**Source code of charts**
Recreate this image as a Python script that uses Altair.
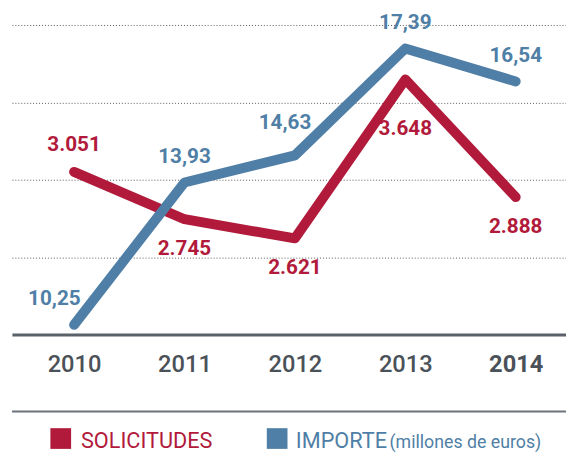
import altair as alt
import pandas as pd

years = [2010, 2011, 2012, 2013, 2014]
solicitudes = [3051, 2745, 2621, 3648, 2888]
importe = [10.25, 13.93, 14.63, 17.39, 16.54]
legend_labels = ["SOLICITUDES", "IMPORTE"]
legend_sub = "(millones de euros)"

RED = "#b11a3a"
BLUE = "#4f7fa6"
GRAY = "#4b5158"
FONT = "Roboto"

df = pd.DataFrame({
    "year": years,
    "sol": solicitudes,
    "imp": importe,
    "sol_lbl": [f"{v:,}".replace(",", ".") for v in solicitudes],
    "imp_lbl": [f"{v:.2f}".replace(".", ",") for v in importe],
})

x = alt.X(
    "year:Q",
    scale=alt.Scale(domain=[2009.4375, 2009.4375 + 562 / 112], nice=False, zero=False),
    axis=alt.Axis(
        values=years, format="d", title=None, ticks=False, grid=False,
        labelFont=FONT, labelFontSize=24, labelColor=GRAY, labelPadding=19,
        labelFontWeight=alt.condition("datum.value == 2014", alt.value("bold"), alt.value(500)),
        domainColor="#5a6169", domainWidth=3,
    ),
)

y_red = alt.Y("sol:Q", scale=alt.Scale(domain=[2000, 4000], nice=False, zero=False), axis=None)
y_blue = alt.Y(
    "imp:Q",
    scale=alt.Scale(domain=[10, 18], nice=False, zero=False),
    axis=alt.Axis(values=[12, 14, 16, 18], grid=True, gridDash=[1, 2], gridColor="#5a5a5a",
                  gridWidth=1, labels=False, ticks=False, domain=False, title=None),
)

base = alt.Chart(df)

red_line = base.mark_line(color=RED, strokeWidth=10, strokeCap="round", strokeJoin="round").encode(x=x, y=y_red)

red_txt = dict(color=RED, font=FONT, fontSize=21, fontWeight="bold", baseline="middle", align="center")
red_lbl_a = base.mark_text(dy=-27, **red_txt).encode(x=x, y=y_red, text="sol_lbl:N").transform_filter("datum.year == 2010")
red_lbl_b = base.mark_text(dy=30, **red_txt).encode(x=x, y=y_red, text="sol_lbl:N").transform_filter("datum.year != 2010 && datum.year != 2013")
red_lbl_c = base.mark_text(dy=50, **red_txt).encode(x=x, y=y_red, text="sol_lbl:N").transform_filter("datum.year == 2013")

blue_line = base.mark_line(color=BLUE, strokeWidth=10, strokeCap="round", strokeJoin="round").encode(x=x, y=y_blue)
blue_txt = dict(color=BLUE, font=FONT, fontSize=21, fontWeight="bold", baseline="middle", align="center")
blue_lbl_a = base.mark_text(dx=-20, dy=-26, **blue_txt).encode(x=x, y=y_blue, text="imp_lbl:N").transform_filter("datum.year == 2010")
blue_lbl_b = base.mark_text(dy=-26, **blue_txt).encode(x=x, y=y_blue, text="imp_lbl:N").transform_filter("datum.year != 2010 && datum.year != 2012")
blue_lbl_c = base.mark_text(dx=-10, dy=-33, **blue_txt).encode(x=x, y=y_blue, text="imp_lbl:N").transform_filter("datum.year == 2012")

red_layer = alt.layer(red_line, red_lbl_a, red_lbl_b, red_lbl_c)
blue_layer = alt.layer(blue_line, blue_lbl_a, blue_lbl_b, blue_lbl_c)

# bottom separator and manual legend (fixed pixel placement, outside the data scales)
one = pd.DataFrame({"k": [0]})
sep = alt.Chart(one).mark_rule(color="#6d737a", strokeWidth=2).encode(
    x=alt.value(0), x2=alt.value(562), y=alt.value(392))

leg_red_sq = alt.Chart(one).mark_square(size=441, opacity=1, color=RED).encode(
    x=alt.value(49.5), y=alt.value(419.5))
leg_blue_sq = alt.Chart(one).mark_square(size=441, opacity=1, color=BLUE).encode(
    x=alt.value(269), y=alt.value(419.5))
leg_red_tx = alt.Chart(one).mark_text(font=FONT, fontSize=22, align="left", baseline="alphabetic",
                                      color=RED, text=legend_labels[0]).encode(
    x=alt.value(70), y=alt.value(429))
leg_blue_tx = alt.Chart(one).mark_text(font=FONT, fontSize=22, align="left", baseline="alphabetic",
                                       color=BLUE, text=legend_labels[1]).encode(
    x=alt.value(288), y=alt.value(429))
leg_sub = alt.Chart(one).mark_text(font=FONT, fontSize=18, align="left", baseline="alphabetic",
                                   color=BLUE, text=legend_sub).encode(
    x=alt.value(383), y=alt.value(429))

legend = alt.layer(sep, leg_red_sq, leg_blue_sq, leg_red_tx, leg_blue_tx, leg_sub)

chart = alt.layer(red_layer, blue_layer, legend).resolve_scale(y="independent").properties(
    width=562, height=314,
    autosize=alt.AutoSizeParams(type="none"),
    padding={"left": 4, "top": 14, "right": 0, "bottom": 120},
).configure_view(stroke=None)

chart.save("out.html", embed_options={"renderer": "svg", "actions": False})
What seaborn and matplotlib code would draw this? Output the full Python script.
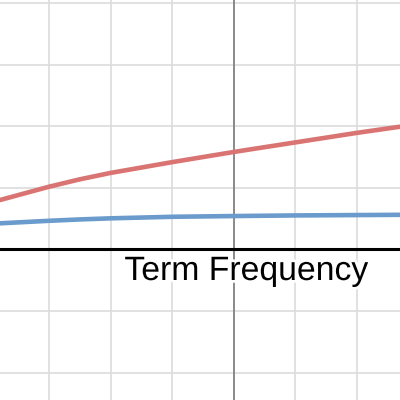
import matplotlib
matplotlib.use("Agg")
import matplotlib.pyplot as plt
import matplotlib.patheffects as pe
import seaborn as sns
import pandas as pd

# values (grid units)
tf = [0.204, 1, 1.5, 2, 3, 4, 5, 6, 6.703]
raw_tf = [0.80, 1.016, 1.136, 1.24, 1.415, 1.58, 1.735, 1.89, 1.99]
saturated_tf = [0.422, 0.463, 0.485, 0.503, 0.528, 0.54, 0.55, 0.556, 0.56]
grid_ticks_x = [1, 2, 3, 4, 5, 6]
grid_ticks_y = [-2, -1, 0, 1, 2, 3, 4]
marker_x = 4
label = "Term Frequency"

sns.set_style("white")
plt.rcParams['font.family'] = ['Liberation Sans', 'DejaVu Sans']

df = pd.DataFrame({"tf": tf, "raw": raw_tf, "sat": saturated_tf})

fig = plt.figure(figsize=(4, 4), dpi=100)
ax = fig.add_axes([0, 0, 1, 1])

ax.set_xlim(0.204, 6.703)
ax.set_ylim(-2.446, 4.047)
ax.set_xticks(grid_ticks_x)
ax.set_yticks(grid_ticks_y)
ax.grid(True, color="#dcdcdc", linewidth=1.2)
ax.set_axisbelow(True)
ax.tick_params(length=0, labelbottom=False, labelleft=False)
for s in ax.spines.values():
    s.set_visible(False)

ax.axvline(marker_x, color="#8a8a8a", linewidth=1.4, zorder=1)
ax.axhline(0, color="black", linewidth=2.2, zorder=1)

sns.lineplot(data=df, x="tf", y="raw", ax=ax, color="#d97472", linewidth=3.3, zorder=3)
sns.lineplot(data=df, x="tf", y="sat", ax=ax, color="#6a9bcc", linewidth=3.3, zorder=3)
ax.set_xlabel("")
ax.set_ylabel("")

ax.text(0.311, 0.30, label, transform=ax.transAxes, fontsize=24.3,
        ha="left", va="baseline", color="black", zorder=4,
        path_effects=[pe.withStroke(linewidth=4, foreground="white")])

fig.savefig("out.png", dpi=100)
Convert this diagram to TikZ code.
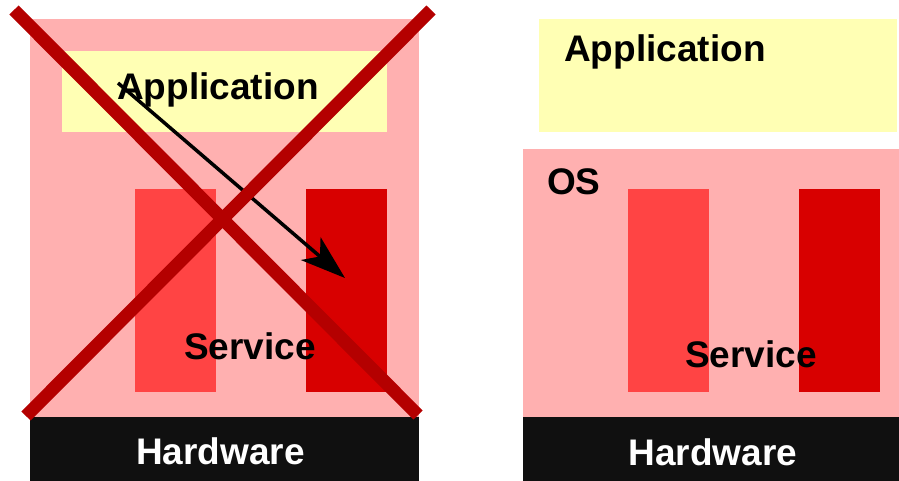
\documentclass[tikz,border=0pt]{standalone}
\usepackage{fontspec}
\setmainfont{Liberation Sans}
\usetikzlibrary{arrows.meta}

\definecolor{ospink}{RGB}{255,176,176}
\definecolor{appyellow}{RGB}{255,255,180}
\definecolor{svclight}{RGB}{255,68,68}
\definecolor{svcdark}{RGB}{216,0,0}
\definecolor{hwblack}{RGB}{16,16,16}
\definecolor{crossred}{RGB}{180,0,0}

\begin{document}
\begin{tikzpicture}[x=1pt, y=-1pt,
    lbl/.style={inner sep=0pt, font=\bfseries\fontsize{37}{40}\selectfont},
    hwlbl/.style={lbl, text=white},
    cross/.style={crossred, line width=13pt}]
            \useasboundingbox (0, 0) rectangle (899, 481);

            % left: application reaching into the service directly
            \fill[ospink](30, 19) rectangle (419, 417);
            \fill[appyellow](62, 51) rectangle (387, 132);
            \fill[svclight](135, 189) rectangle (216, 392);
            \fill[svcdark](306, 189) rectangle (387, 392);
            \fill[hwblack](30, 417) rectangle (419, 481);

            \node[lbl, anchor = base] (app_l) at (218, 100) {Application};
            \node[lbl, anchor = base] (svc_l) at (250, 359) {Service};
            \node[hwlbl, anchor = base] (hw_l) at (220.5, 464) {Hardware};

            \coordinate (call_from) at (118, 83);
            \coordinate (call_to) at (345, 278);
            \draw[black, line width = 3.5pt, -{Stealth[length = 45pt, width = 30pt, inset = 12pt]}](call_from) -- (call_to);

            \coordinate (x_tl) at (14, 10);
            \coordinate (x_br) at (418, 415);
            \coordinate (x_tr) at (431, 10);
            \coordinate (x_bl) at (26, 416);
            \draw[cross](x_tl) -- (x_br);
            \draw[cross](x_tr) -- (x_bl);

            % right: application on top of the OS
            \fill[appyellow](539, 19) rectangle (897, 132);
            \fill[ospink](523, 149) rectangle (899, 417);
            \fill[svclight](628, 189) rectangle (709, 392);
            \fill[svcdark](799, 189) rectangle (880, 392);
            \fill[hwblack](523, 417) rectangle (899, 481);

            \node[lbl, anchor = base west] (app_r) at (564, 62) {Application};
            \node[lbl, anchor = base west] (os_r) at (547, 195) {OS};
            \node[lbl, anchor = base] (svc_r) at (751, 367) {Service};
            \node[hwlbl, anchor = base] (hw_r) at (713, 465) {Hardware};
        \end{tikzpicture}
\end{document}
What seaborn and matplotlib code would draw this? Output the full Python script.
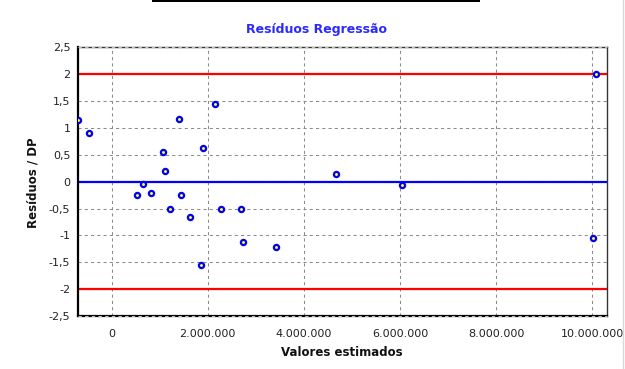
import matplotlib
matplotlib.use("Agg")
import matplotlib.pyplot as plt
from matplotlib.lines import Line2D
from matplotlib.patches import Rectangle
from matplotlib.ticker import MultipleLocator
import numpy as np
import pandas as pd
import seaborn as sns

# Fitted values and standardized residuals
valores_estimados = [
    -700000, -467000, 533000, 646000, 812000, 1075000, 1110000, 1215000,
    1396000, 1450000, 1630000, 1860000, 1908000, 2152000, 2270000, 2687000,
    2740000, 3417000, 4673000, 6048000, 10013000, 10090000,
]
residuos_dp = [
    1.15, 0.90, -0.25, -0.04, -0.21, 0.56, 0.19, -0.51,
    1.16, -0.25, -0.65, -1.55, 0.63, 1.44, -0.51, -0.51,
    -1.12, -1.21, 0.14, -0.07, -1.05, 2.00,
]

# Reference lines
limites = [-2, 2]
centro = 0

# Axis ticks and labels
x_ticks = [0, 2000000, 4000000, 6000000, 8000000, 10000000]
x_tick_labels = ["0", "2.000.000", "4.000.000", "6.000.000", "8.000.000", "10.000.000"]
y_ticks = [-2.5, -2, -1.5, -1, -0.5, 0, 0.5, 1, 1.5, 2, 2.5]
y_tick_labels = ["-2,5", "-2", "-1,5", "-1", "-0,5", "0", "0,5", "1", "1,5", "2", "2,5"]

titulo = "Resíduos Regressão"
rotulo_x = "Valores estimados"
rotulo_y = "Resíduos / DP"

df = pd.DataFrame({"x": valores_estimados, "y": residuos_dp})

sns.set_style("white")
plt.rcParams["font.family"] = ["DejaVu Sans"]

W, H = 625, 369
fig = plt.figure(figsize=(W / 100, H / 100), dpi=100)
fig.patch.set_facecolor("white")

# axes box in pixels: left 78, right 607, top 47, bottom 316
ax = fig.add_axes([78 / W, 1 - 316 / H, (607 - 78) / W, (316 - 47.3) / H])
ax.set_facecolor("white")

ax.set_xlim(-702000, 10310000)
ax.set_ylim(-2.5, 2.5)

grid_kw = dict(color="#8c8c8c", linewidth=0.75, linestyle=(0, (3, 3)))
ax.set_xticks(x_ticks)
ax.set_xticklabels(x_tick_labels)
ax.set_yticks(y_ticks)
ax.set_yticklabels(y_tick_labels)
ax.xaxis.set_minor_locator(MultipleLocator(500000))
ax.yaxis.set_minor_locator(MultipleLocator(0.1))
ax.grid(True, which="major", **grid_kw)
ax.set_axisbelow(True)

ax.tick_params(axis="both", which="major", direction="out", length=3.5, width=0.8,
               color="#333333", labelsize=8, labelcolor="#222222")
ax.tick_params(axis="x", which="major", pad=6)
ax.tick_params(axis="y", which="major", pad=2)
ax.tick_params(axis="both", which="minor", direction="out", length=2, width=0.7,
               color="#555555")

for side in ["left", "bottom"]:
    ax.spines[side].set_color("black")
    ax.spines[side].set_linewidth(1.6)
for side in ["top", "right"]:
    ax.spines[side].set_color("#333333")
    ax.spines[side].set_linewidth(1.0)

# dashed overlay on the top and bottom frame edges
for yy in (-2.5, 2.5):
    ax.axhline(yy, color="#bdbdbd", linewidth=0.8, linestyle=(0, (3, 3)),
               clip_on=False, zorder=3)

# limit and zero lines
for lim in limites:
    ax.axhline(lim, color="#ff0000", linewidth=1.6, zorder=2)
ax.axhline(centro, color="#0000ff", linewidth=1.6, zorder=2)

sns.scatterplot(data=df, x="x", y="y", ax=ax, marker="o", s=14,
                facecolor="#ffff00", edgecolor="#0000ff", linewidth=1.6,
                zorder=4, legend=False)
ax.set_xlabel("")
ax.set_ylabel("")

fig.text(316 / W, 1 - 29 / H, titulo, ha="center", va="center",
         fontsize=9, fontweight="bold", color="#2a2aff")
fig.text(342 / W, 1 - 352 / H, rotulo_x, ha="center", va="center",
         fontsize=8.5, fontweight="bold", color="#111111")
fig.text(33 / W, 1 - 183 / H, rotulo_y, ha="center", va="center", rotation=90,
         fontsize=8.5, fontweight="bold", color="#111111")

# top bar and right border line
fig.add_artist(Rectangle((152 / W, 1 - 2.2 / H), (480 - 152) / W, 2.2 / H,
                         transform=fig.transFigure, color="black", lw=0))
fig.add_artist(Line2D([623 / W, 623 / W], [0, 1], transform=fig.transFigure,
                      color="#d8d8d8", linewidth=1.0))

fig.savefig("out.png", dpi=100, facecolor="white")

**TASK INSTRUCTIONS**
For the material above, give again only the lines starting at the line that contains "Convert this diagram to TikZ code." and ending at the line that contains "rectangle (419, 481);". Pictures do not belong in the copy.

**TASK SOLUTION**
Convert this diagram to TikZ code.
\documentclass[tikz,border=0pt]{standalone}
\usepackage{fontspec}
\setmainfont{Liberation Sans}
\usetikzlibrary{arrows.meta}

\definecolor{ospink}{RGB}{255,176,176}
\definecolor{appyellow}{RGB}{255,255,180}
\definecolor{svclight}{RGB}{255,68,68}
\definecolor{svcdark}{RGB}{216,0,0}
\definecolor{hwblack}{RGB}{16,16,16}
\definecolor{crossred}{RGB}{180,0,0}

\begin{document}
\begin{tikzpicture}[x=1pt, y=-1pt,
    lbl/.style={inner sep=0pt, font=\bfseries\fontsize{37}{40}\selectfont},
    hwlbl/.style={lbl, text=white},
    cross/.style={crossred, line width=13pt}]
            \useasboundingbox (0, 0) rectangle (899, 481);

            % left: application reaching into the service directly
            \fill[ospink](30, 19) rectangle (419, 417);
            \fill[appyellow](62, 51) rectangle (387, 132);
            \fill[svclight](135, 189) rectangle (216, 392);
            \fill[svcdark](306, 189) rectangle (387, 392);
            \fill[hwblack](30, 417) rectangle (419, 481);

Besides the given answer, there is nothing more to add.